Jan 15, 2015

    Swimming with sharks on Broadway

    BIRDMAN (M18)

    Drama-comedy/119 minutes/Opens today

    Rating: 5/5

    The story

    : Riggan Thomson (Michael Keaton) is an actor who walked away from lucrative sequels featuring him as the superhero Birdman. Now, with troubled daughter Sam (Emma Stone) by his side as his personal assistant, he wants to stage a high-minded play on Broadway to win critical respect.

    DIRECTOR and co-writer Alejandro Gonzalez Inarritu wants audiences to feel grubby - not elevated - with Birdman, as he takes them down into the belly of Broadway, where people bicker and drive themselves insane over trivial issues such as reviews, hiring hot actors and a few lines in a script.

    His new movie defines talkiness and much of the dialogue is confrontational. In almost every scene, characters use language as weapons - to manipulate, unnerve, distract and, of course, browbeat.

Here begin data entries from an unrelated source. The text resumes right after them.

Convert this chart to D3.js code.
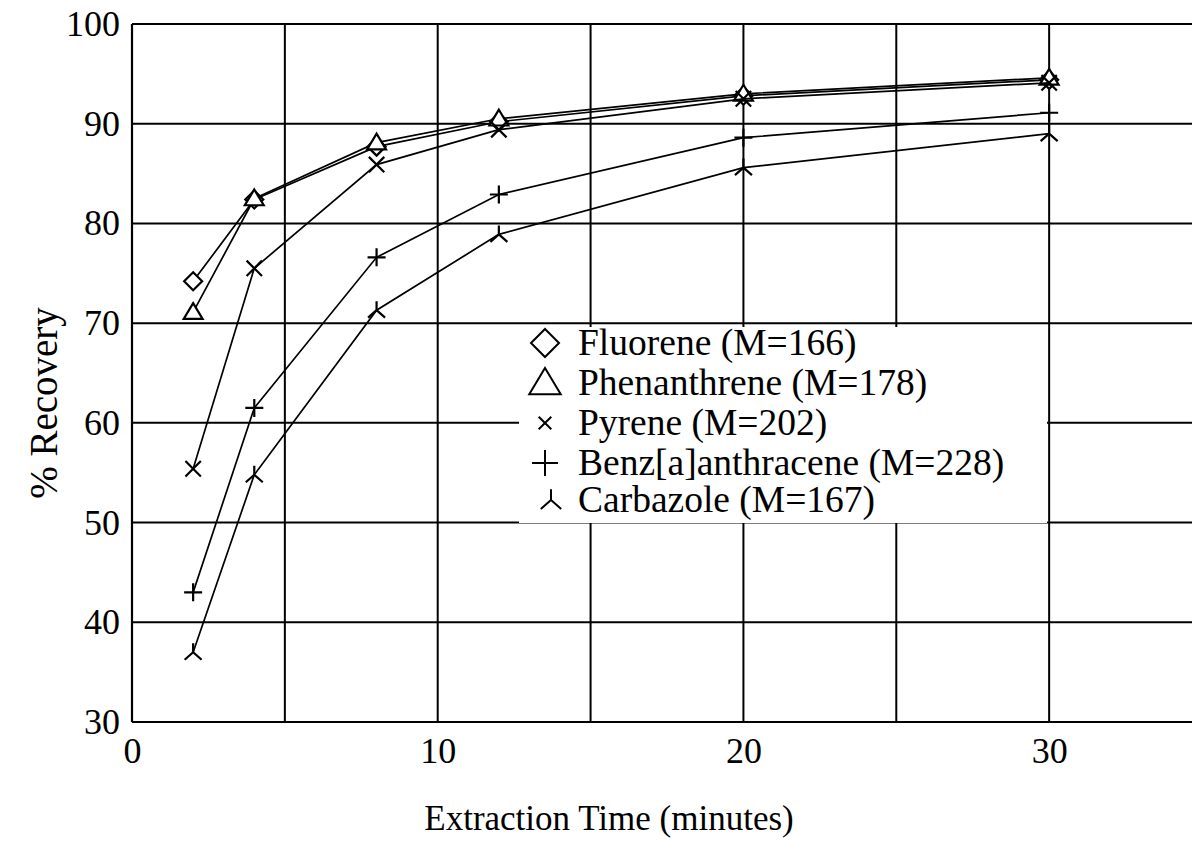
<!DOCTYPE html>
<html>
<head>
<meta charset="utf-8">
<script src="https://cdn.jsdelivr.net/npm/d3@7"></script>
<style>
  html, body { margin: 0; padding: 0; background: #fff; }
  svg { display: block; }
  text { font-family: "Liberation Serif", "Times New Roman", serif; fill: #000; }
</style>
</head>
<body>
<svg id="chart" width="1192" height="858"></svg>
<script>
// Extraction times (minutes)
const times = [2, 4, 8, 12, 20, 30];

// % recovery per compound
const fluorene       = [74.2, 82.4, 87.7, 90.2, 92.8, 94.4];
const phenanthrene   = [71.1, 82.5, 88.1, 90.5, 93.0, 94.6];
const pyrene         = [55.4, 75.5, 85.9, 89.4, 92.5, 94.1];
const benzAnthracene = [43.0, 61.5, 76.6, 82.9, 88.6, 91.1];
const carbazole      = [37.0, 54.8, 71.3, 78.9, 85.6, 89.0];

const seriesNames = [
  "Fluorene (M=166)",
  "Phenanthrene (M=178)",
  "Pyrene (M=202)",
  "Benz[a]anthracene (M=228)",
  "Carbazole (M=167)"
];
const seriesValues = [fluorene, phenanthrene, pyrene, benzAnthracene, carbazole];
const markerKinds = ["diamond", "triangle", "cross", "plus", "tripod"];

const xTickLabels = [0, 10, 20, 30];
const xGridValues = [5, 10, 15, 20, 25, 30, 35];
const yTickLabels = [30, 40, 50, 60, 70, 80, 90, 100];

const W = 1192, H = 858;
const svg = d3.select("#chart");

const x = d3.scaleLinear().domain([0, 35]).range([132, 1202]);
const y = d3.scaleLinear().domain([30, 100]).range([722, 24]);

const ink = "#000";

// grid
const grid = svg.append("g").attr("stroke", ink).attr("stroke-width", 2);
grid.selectAll("line.v").data(xGridValues).join("line")
  .attr("x1", d => x(d)).attr("x2", d => x(d))
  .attr("y1", y(100)).attr("y2", y(30));
grid.selectAll("line.h").data(yTickLabels.slice(1)).join("line")
  .attr("x1", x(0)).attr("x2", W)
  .attr("y1", d => y(d)).attr("y2", d => y(d));

// axes (frame on left and bottom)
const xAxis = d3.axisBottom(x).tickValues(xTickLabels).tickSize(0).tickPadding(15)
  .tickFormat(d3.format("d"));
const gx = svg.append("g").attr("transform", `translate(0,${y(30)})`).call(xAxis);
gx.select(".domain").attr("d", `M${x(0)},0H${W}`).attr("stroke", ink).attr("stroke-width", 2.2);
gx.selectAll("text").attr("font-size", 36).attr("font-family", "Liberation Serif");

const yAxis = d3.axisLeft(y).tickValues(yTickLabels).tickSize(0).tickPadding(12)
  .tickFormat(d3.format("d"));
const gy = svg.append("g").attr("transform", `translate(${x(0)},0)`).call(yAxis);
gy.select(".domain").attr("d", `M0,${y(100)}V${y(30)}`).attr("stroke", ink).attr("stroke-width", 2.2);
gy.selectAll("text").attr("font-size", 36).attr("font-family", "Liberation Serif");

// legend panel blanks the grid behind it
svg.append("rect")
  .attr("x", 519).attr("y", 327).attr("width", 528).attr("height", 196)
  .attr("fill", "#fff");

// marker shapes
function markerPath(kind, s) {
  switch (kind) {
    case "diamond":  return `M0,${-s}L${s},0L0,${s}L${-s},0Z`;
    case "triangle": return `M0,${-s}L${s * 1.05},${s * 0.75}L${-s * 1.05},${s * 0.75}Z`;
    case "cross":    return `M${-s * 0.7},${-s * 0.7}L${s * 0.7},${s * 0.7}M${-s * 0.7},${s * 0.7}L${s * 0.7},${-s * 0.7}`;
    case "plus":     return `M${-s},0L${s},0M0,${-s}L0,${s}`;
    case "tripod":   return `M0,0L0,${-s * 0.9}M0,0L${-s * 0.85},${s * 0.75}M0,0L${s * 0.85},${s * 0.75}`;
  }
}

// series lines and markers
const line = d3.line().x((d, i) => x(times[i])).y(d => y(d));
const plotSizes = [9, 9, 11, 9, 10];
seriesValues.forEach((vals, k) => {
  const g = svg.append("g");
  g.append("path").datum(vals).attr("d", line)
    .attr("fill", "none").attr("stroke", ink).attr("stroke-width", 1.7);
  g.selectAll("path.m").data(vals).join("path")
    .attr("class", "m")
    .attr("transform", (d, i) => `translate(${x(times[i])},${y(d)})`)
    .attr("d", markerPath(markerKinds[k], plotSizes[k]))
    .attr("fill", "#fff").attr("fill-opacity", k < 2 ? 1 : 0)
    .attr("stroke", ink).attr("stroke-width", 2.2);
});

// legend
const legendY = [343, 383, 423, 463, 500];
const legend = svg.append("g");
seriesNames.forEach((name, k) => {
  const sizes = [14, 15, 9, 13, 12];
  legend.append("path")
    .attr("transform", `translate(${k === 4 ? 551 : 545},${legendY[k]})`)
    .attr("d", markerPath(markerKinds[k], sizes[k]))
    .attr("fill", "none").attr("stroke", ink).attr("stroke-width", 2);
  legend.append("text")
    .attr("x", 578).attr("y", legendY[k] + 12)
    .attr("font-size", 37.5)
    .text(name);
});

// axis titles
svg.append("text")
  .attr("x", 609).attr("y", 830)
  .attr("text-anchor", "middle").attr("font-size", 35)
  .text("Extraction Time (minutes)");

svg.append("text")
  .attr("transform", "translate(57,403) rotate(-90)")
  .attr("text-anchor", "middle").attr("font-size", 39)
  .text("% Recovery");
</script>
</body>
</html>
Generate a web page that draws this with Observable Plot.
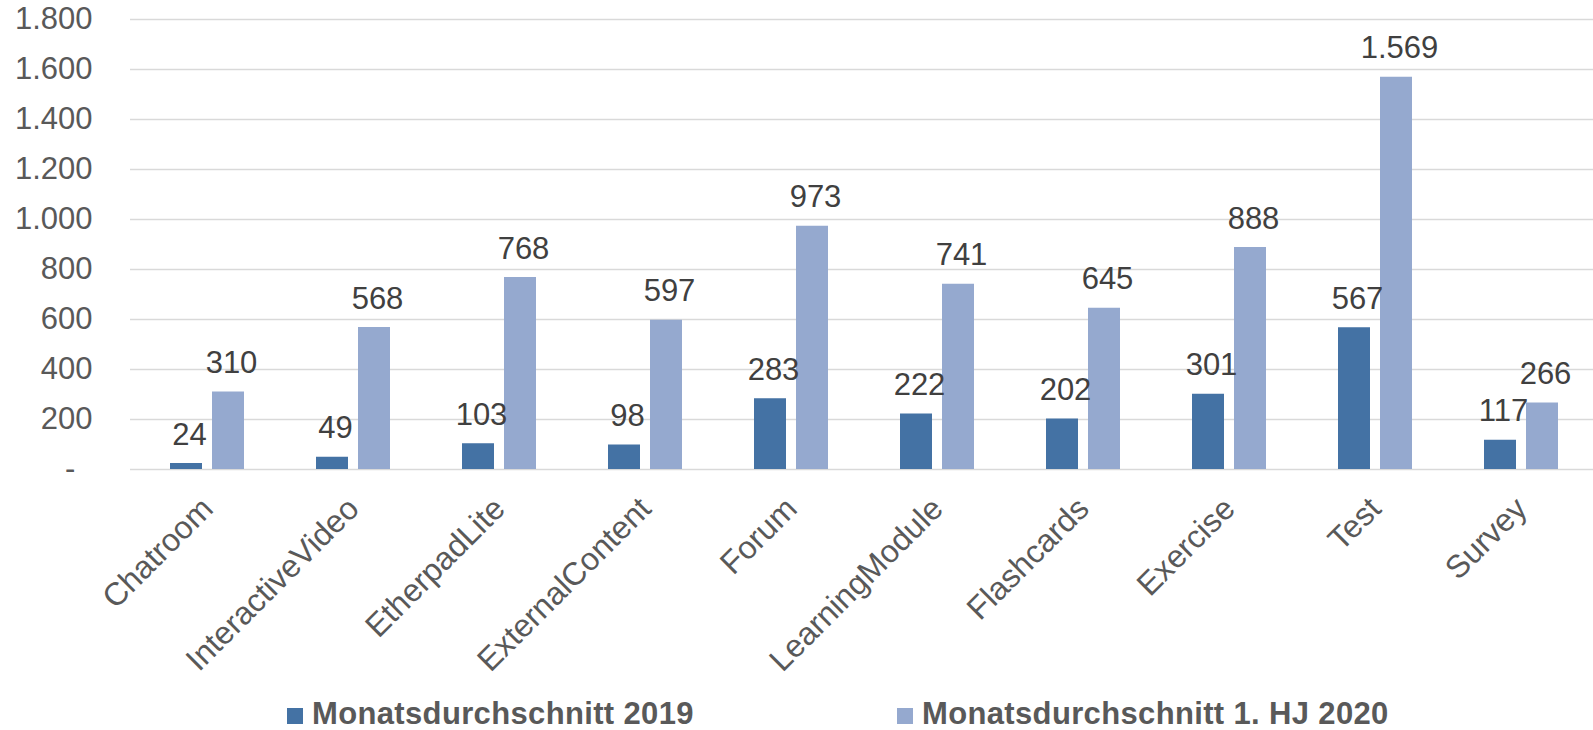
<!DOCTYPE html>
<html><head><meta charset="utf-8">
<script src="https://cdn.jsdelivr.net/npm/d3@7"></script>
<script src="https://cdn.jsdelivr.net/npm/@observablehq/plot@0.6"></script>
<style>
body{margin:0;background:#fff;font-family:"Liberation Sans",Arial,sans-serif;}
#legend{position:relative;height:40px;width:1593px;}
.item{position:absolute;top:8px;height:31px;line-height:31px;display:flex;align-items:flex-start;font-weight:bold;font-size:31px;letter-spacing:0.35px;color:#595959;white-space:nowrap;}
.sw{width:16px;height:16px;margin-right:9px;margin-top:10px;}
</style></head><body>
<div id="chart"></div>
<div id="legend"></div>
<script>
const categories = ["Chatroom","InteractiveVideo","EtherpadLite","ExternalContent","Forum","LearningModule","Flashcards","Exercise","Test","Survey"];
const values2019 = [24,49,103,98,283,222,202,301,567,117];
const values2020 = [310,568,768,597,973,741,645,888,1569,266];
const seriesNames = ["Monatsdurchschnitt 2019","Monatsdurchschnitt 1. HJ 2020"];
const seriesColors = ["#4472a4","#95a9cf"];
const yTicks = [0,200,400,600,800,1000,1200,1400,1600,1800];

const fmt = v => v === 0 ? "-\u2007" : d3.format(",")(v).replace(/,/g, ".");
const data2019 = categories.map((c, i) => ({cat: c, v: values2019[i]}));
const data2020 = categories.map((c, i) => ({cat: c, v: values2020[i]}));
const font = "'Liberation Sans', Arial, sans-serif";

const chart = Plot.plot({
  width: 1593, height: 690,
  marginLeft: 130, marginRight: -4, marginTop: 19, marginBottom: 221,
  style: {fontFamily: font, background: "#fff", color: "#595959", overflow: "visible"},
  x: {domain: categories, padding: 0, axis: null},
  y: {domain: [0, 1800], axis: null},
  marks: [
    Plot.ruleY(yTicks, {stroke: "#d9d9d9", strokeWidth: 1.3}),
    Plot.barY(data2019, {x: "cat", y: "v", fill: seriesColors[0], insetLeft: 36, insetRight: 78}),
    Plot.barY(data2020, {x: "cat", y: "v", fill: seriesColors[1], insetLeft: 78, insetRight: 36}),
    Plot.text(data2019, {x: "cat", y: "v", text: d => fmt(d.v), dx: -18, dy: -19, lineAnchor: "bottom", fill: "#404040", fontSize: 31}),
    Plot.text(data2020, {x: "cat", y: "v", text: d => fmt(d.v), dx: 24, dy: -19, lineAnchor: "bottom", fill: "#404040", fontSize: 31}),
    Plot.axisY({ticks: yTicks, tickSize: 0, tickPadding: 38, tickFormat: fmt, fontSize: 31, fill: "#595959", label: null}),
    Plot.axisX({tickSize: 0, tickRotate: -45, tickPadding: 34, textAnchor: "end", lineAnchor: "middle", dx: 0, fontSize: 32, fill: "#595959", label: null})
  ]
});
document.getElementById("chart").appendChild(chart);

const legend = document.getElementById("legend");
const lefts = [287, 897];
seriesNames.forEach((name, i) => {
  const item = document.createElement("div");
  item.className = "item";
  item.style.left = lefts[i] + "px";
  const sw = document.createElement("span");
  sw.className = "sw";
  sw.style.background = seriesColors[i];
  const t = document.createElement("span");
  t.textContent = name;
  item.appendChild(sw);
  item.appendChild(t);
  legend.appendChild(item);
});
</script>
</body></html>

    The zingers and comebacks just keep coming. That velocity of speech, coupled with a soundtrack that leans heavily on the solo drumming of Grammy-winning jazz percussionist Antonio Sanchez and the single-take camera work of Emmanuel Lubezki (Gravity, 2013), is a giddying, at times exhilarating, experience.

    On screen is the world processed through actor Riggan Thomson's (Michael Keaton) ego, sitting atop a mind fracturing under stress.

    He just wants everyone to love him on his own terms. It just so happens that, except for a few, the people from whom he craves love and respect happen to be sharks.